I was attracted to tropical medicine when an astute professor in this field at the Federal University of Rio de Janeiro (UFRJ) carefully investigated the fever of a good friend of mine and saved her from death by diagnosing her Plasmodium falciparum infection. Because 99% of malaria cases in Brazil are acquired in the Amazon, outside of that region in Brazil, malaria is almost never considered as a cause of fever. It was only because this physician was so clever that she suspected malaria in a febrile patient with no history of travel from an urban area of Rio de Janeiro.

Credit: Patrícia Brasil

The local transmission of malaria in the state of Rio de Janeiro was considered eliminated in 1968. However, sporadic local cases have been described in different regions of the Atlantic Forest in the state, and data regarding the transmission mechanisms are scarce. Our group, through molecular investigation of parasite DNA, has demonstrated that it is not Plasmodium vivax but Plasmodium simium that naturally infects monkeys and humans in these areas. The recent rise of ecotourism and the so-called ‘back to nature’ movement increases the opportunities for vector sharing between monkeys and humans in this region, in an unequivocal demonstration of zoonotic transmission.

During my residency in infectious diseases at the Hospital dos Servidores do Estado in Rio de Janeiro, I learned that, in essence, every patient provides a research puzzle. In this period, I witnessed the first malaria epidemic among the Yanomami, one of the most vulnerable peoples on the planet, who eschew having their photo taken because they believe that cameras capture their souls.

Back in Rio, because of the growing anxiety among young people about AIDS, with its seemingly endless opportunistic infections, I sought to train in the diagnosis of parasitic and mycological opportunistic diseases of AIDS, in the Laboratory of Parasitology and Mycology at the Saint Louis Hospital in Paris. Motivated by research in biology initiated in France, I worked on the diagnosis of microsporidia in patients with AIDS to obtain my doctorate in sciences at Institute Oswaldo Cruz Foundation (Fiocruz), the largest public-health research institution linked to the Ministry of Health in Brazil.
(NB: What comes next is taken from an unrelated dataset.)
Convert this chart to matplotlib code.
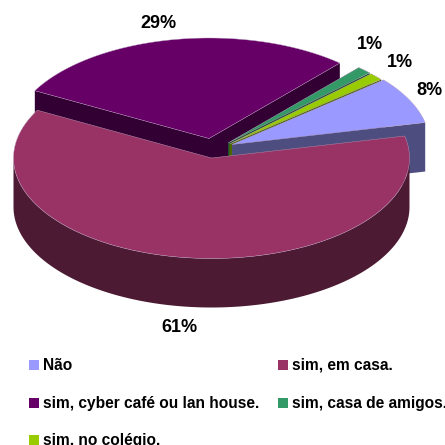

I was divided between following a scientific career path and practicing my job as a physician in public-health assistance. During that time—throughout epidemic periods of leptospirosis, dengue and influenza, outbreaks of meningococcal disease and hemorrhagic fevers, and the many other infectious disease problems arising in the state—patients were referred to the Hospital São Sebastião. It was in that hospital that I developed a profound fascination for the clinical study of human infectious diseases. I realized that even the most routine investigation of sputum and urine can be useful in research: every specimen is new and unique. The fever of scientific research had already started in me.

In 2007, I joined Fiocruz, as an associate clinical researcher of the National Institute of Infectious Diseases Evandro Chagas, where I have worked ever since. There, I established the Acute Febrile Illness (AFI) clinic to conduct surveillance of emerging and re-emerging infectious diseases. The clinic is operated in collaboration with national reference laboratories from Fiocruz for molecular diagnostics and records cases according to a flowchart of syndromic investigations. The application of this protocol permitted us to identify the beginning of an epidemic of a new disease marked by a skin rash, for which Zika virus (ZIKV) was identified as the etiologic agent in 2015. We have also demonstrated the viral neuro-invasiveness and the spectrum of neurological diseases associated with ZIKV and Chikungunya virus in Rio de Janeiro, Brazil. We have a large outpatient clinical service, and to date we have seen hundreds of cases of ZIKV and Chikungunya virus infection in our cohorts.

Because of our timely participation in addressing this epidemic through our AFI clinic, our studies have been centered on the most vulnerable population: pregnant women infected with ZIKV. Our cohort study of pregnant women provided definitive epidemiological evidence of causality between ZIKV infection during pregnancy and congenital Zika syndrome. Despite mild symptoms in pregnancy, ZIKV infection was associated with severe outcomes, including fetal death, placental insufficiency, fetal growth restriction and central-nervous-system injury. For the past 5 years, I’ve been conducting a prospective study in a cohort of pregnant women to evaluate the risks of adverse pregnancy outcomes after arboviral infections and neurodevelopment of exposed babies.

Finally, I should say that I found the courage and the strength to follow this path in my career in the eyes of my patients, in my research partners, in the unrestricted support of my family and in my daughter—my only masterpiece.